The central community room.

Sketches of the soon-to-be-built playground.

One of Harris’s and the tenant council’s requests was to name the streets running through the development in memory of people who were instrumental to the Farnam Courts/Mill River Crossing community. Those people included former Mayor John DeStefano Jr., Rosa DeLauro, architect Regina Winters, and the late maintenance worker Al Bell and housing authority leader Sheila Allen-Bell.

Harris made sure that one tenant in particular was remembered with a street name: Annie Sellers, a fierce advocate for change who ran the tenant council before passing the baton to Harris, and who died in 2009 at the age of 103.

Viola Nelson keeps her mother's memory alive.

The corner of Sellers and DeStefano Jr. Streets.

Sellers’ family, including her daughter Viola Nelsen, arrived at the celebration to remember Sellers’ work. I think it’s so nice,” Nelsen said of the renovation. She would have been so proud.“

Glendower and the housing authority’s property management arm, 360 Management, are still seeking a business to fill retail space in the front.

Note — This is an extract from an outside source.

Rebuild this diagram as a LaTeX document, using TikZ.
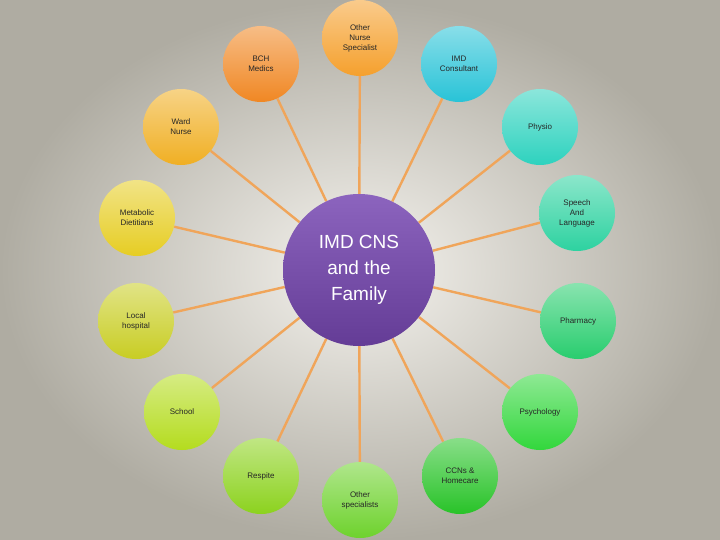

The new units hold up to the highest environmental standards and the highest housing quality standards,” said DuBois-Walton.

Karen DuBois-Walton.

When it comes to new housing developments, I always think, Would I want to live here?’ ” said Mayor Justin Elicker. I would love to see my kids playing in this field, meeting their neighbors.”

Living in roomy, storage-filled, newly renovated apartments is more than just a matter of functionality, housing authority leaders explained. It’s a matter of respect for the people living in Mill River Crossing.

Beauty creates dignity for people who deserve it,” said Erik Clemons, the chair of the housing authority’s Board of Commissioners.